Hilforts of Britain and Ireland. Scotland has 1694 hillforts. England has 1224 hillforts. Wales has 690 hillforts. Republic of Ireland has 475 hillforts. Northern Ireland has 32 hillforts. Isle of Man has 30 hillforts.

Mostly built during the Iron Age, the oldest hillforts date to around 1,000BC and the most recent to around 700AD. Hillforts were central to more than 1,500 years of ancient living: with numerous functions – some of which are yet to be fully uncovered – hillforts served as communal gathering spaces. The research also shows that, fascinatingly, not all hillforts are on hills; nor are they all forts.

Professor Alice Roberts of the University of Birmingham, presenter of Digging for Britain, and professor for Public Engagement with Science said “Hillforts are an astonishing reminder of the ancient past; monumental impressions left by our ancestors on the landscape. But some of them are more obvious, and more well-known than others. This new atlas draws on the latest research and maps over 4,000 hill forts – it makes this facet of our ancient heritage accessible to everybody.”

The online resource can be updated by the public via a wiki-style database. Through the citizen science initiative, around 100 members of the public collected data about the hillforts they visited, which was later analysed by the research team. They were asked to identify and record the characteristics of thousands of forts. The researchers wanted information not only about the upstanding, well-preserved forts but also sites where only cropmarks and remnants show where forts once stood. This process helped to develop the knowledge and skills of volunteers and enthusiasts.

Dr Martin Poulter, Wikimedian-in-residence for the Bodleian Library at the University of Oxford, said: “We have thousands of images from the public on the database. These freely reusable data and images will help to create content about hillforts on Wikipedia, and will direct readers to links for the main atlas website. The database also allows users to search for customised maps focused on a particular type of fort or region of the British Isles, whilst also combining hillfort locations with other data.”

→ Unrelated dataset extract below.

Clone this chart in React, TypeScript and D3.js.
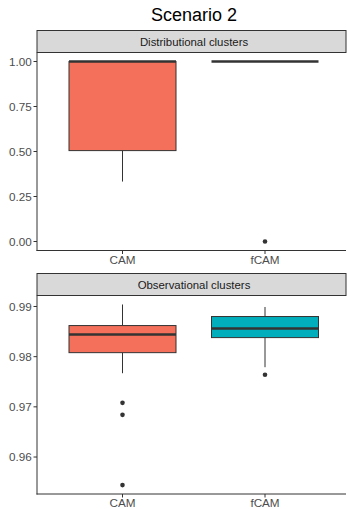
import React from 'react';
import * as d3 from 'd3';

const categories = ['CAM', 'fCAM'];
const fills = ['#F4705A', '#00AFBB'];

// [lowerWhisker, q1, median, q3, upperWhisker]
const distStats = [
  [0.333, 0.505, 1.0, 1.0, 1.0],
  [1.0, 1.0, 1.0, 1.0, 1.0],
];
const distOutliers = [[], [0.0]];
const distTicks = [0, 0.25, 0.5, 0.75, 1.0];

const obsStats = [
  [0.9767, 0.9808, 0.9844, 0.9862, 0.9904],
  [0.9779, 0.9838, 0.9856, 0.988, 0.9899],
];
const obsOutliers = [[0.9708, 0.9684, 0.9544], [0.9764]];
const obsTicks = [0.96, 0.97, 0.98, 0.99];

const FONT = '"Liberation Sans", Arial, sans-serif';

type PanelProps = {
  title: string;
  top: number;
  bottom: number;
  domain: [number, number];
  stats: number[][];
  outliers: number[][];
  ticks: number[];
  fmt: (d: number) => string;
};

const left = 37;
const right = 346;
const stripH = 22;

const Panel = ({ title, top, bottom, domain, stats, outliers, ticks, fmt }: PanelProps) => {
  const y = d3.scaleLinear().domain(domain).range([bottom, top + stripH]);
  const x = d3.scalePoint<string>().domain(categories).range([122.5, 265]);
  const bw = 107;

  return (
    <g>
      {/* strip */}
      <rect x={left} y={top} width={right - left} height={stripH} fill="#D9D9D9" stroke="#333" strokeWidth={1} />
      <text x={194} y={top + stripH / 2 + 4} textAnchor="middle" fontSize={11.4} fill="#1A1A1A" fontFamily={FONT}>
        {title}
      </text>

      {categories.map((c, i) => {
        const [lw, q1, med, q3, uw] = stats[i];
        const cx = x(c)!;
        return (
          <g key={c}>
            <line x1={cx} x2={cx} y1={y(q1)} y2={y(lw)} stroke="#333" strokeWidth={1} />
            <line x1={cx} x2={cx} y1={y(q3)} y2={y(uw)} stroke="#333" strokeWidth={1} />
            <rect x={cx - bw / 2} y={y(q3)} width={bw} height={Math.max(0, y(q1) - y(q3))} fill={fills[i]} stroke="#333" strokeWidth={1} />
            <line x1={cx - bw / 2} x2={cx + bw / 2} y1={y(med)} y2={y(med)} stroke="#333" strokeWidth={2.5} />
            {outliers[i].map((o, j) => (
              <circle key={j} cx={cx} cy={y(o)} r={2.3} fill="#333" />
            ))}
          </g>
        );
      })}

      {/* axes */}
      <line x1={left} x2={left} y1={top + stripH} y2={bottom + 0.5} stroke="#333" strokeWidth={1} />
      <line x1={left - 0.5} x2={right} y1={bottom} y2={bottom} stroke="#333" strokeWidth={1} />
      {ticks.map((t) => (
        <g key={t}>
          <line x1={left - 3.5} x2={left} y1={y(t)} y2={y(t)} stroke="#333" strokeWidth={1} />
          <text x={left - 5.3} y={y(t) + 4.1} textAnchor="end" fontSize={11.7} fill="#4D4D4D" fontFamily={FONT}>
            {fmt(t)}
          </text>
        </g>
      ))}
      {categories.map((c) => (
        <g key={c}>
          <line x1={x(c)} x2={x(c)} y1={bottom} y2={bottom + 3.5} stroke="#333" strokeWidth={1} />
          <text x={x(c)} y={bottom + 13} textAnchor="middle" fontSize={11.7} fill="#4D4D4D" fontFamily={FONT}>
            {c}
          </text>
        </g>
      ))}
    </g>
  );
};

export default function App() {
  return (
    <svg width={347} height={509} style={{ position: 'absolute', left: 0, top: 0 }}>
      <rect width={347} height={509} fill="white" />
      <text x={194} y={20.7} textAnchor="middle" fontSize={18} fill="#000" fontFamily={FONT}>
        Scenario 2
      </text>
      <Panel
        title="Distributional clusters"
        top={30.5}
        bottom={250.5}
        domain={[-0.05, 1.05]}
        stats={distStats}
        outliers={distOutliers}
        ticks={distTicks}
        fmt={d3.format('.2f')}
      />
      <Panel
        title="Observational clusters"
        top={273.5}
        bottom={494}
        domain={[0.95263, 0.99219]}
        stats={obsStats}
        outliers={obsOutliers}
        ticks={obsTicks}
        fmt={d3.format('.2f')}
      />
    </svg>
  );
}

The new data will be made available to the national monuments records of Britain and Ireland and will also help heritage managers, naturalists, archaeologists and policy makers to consider how we they look after the hillforts.

It is hoped that the atlas will help raise the profile of hillforts that are half-hidden and underappreciated in their local community. For example, crowned with a cluster of Beech trees, Chanctonbury Ring in West Sussex is a popular walking spot and plays host to Sussex’s premier Morris Dancing side; but few will realise that the stunning trail is an Iron Age hillfort with its own stories and ancient history. The online atlas will provide added interest to other established walking trails, too, such as the Chilterns Country Iron Age Fort Pub Walk, and the Swindon-based charitable Castles Bike Ride.

The project has also had significant public impact: for example it contributed to successful bids to the Heritage Lottery Fund by the Chilterns Area of Outstanding Natural Beauty Board.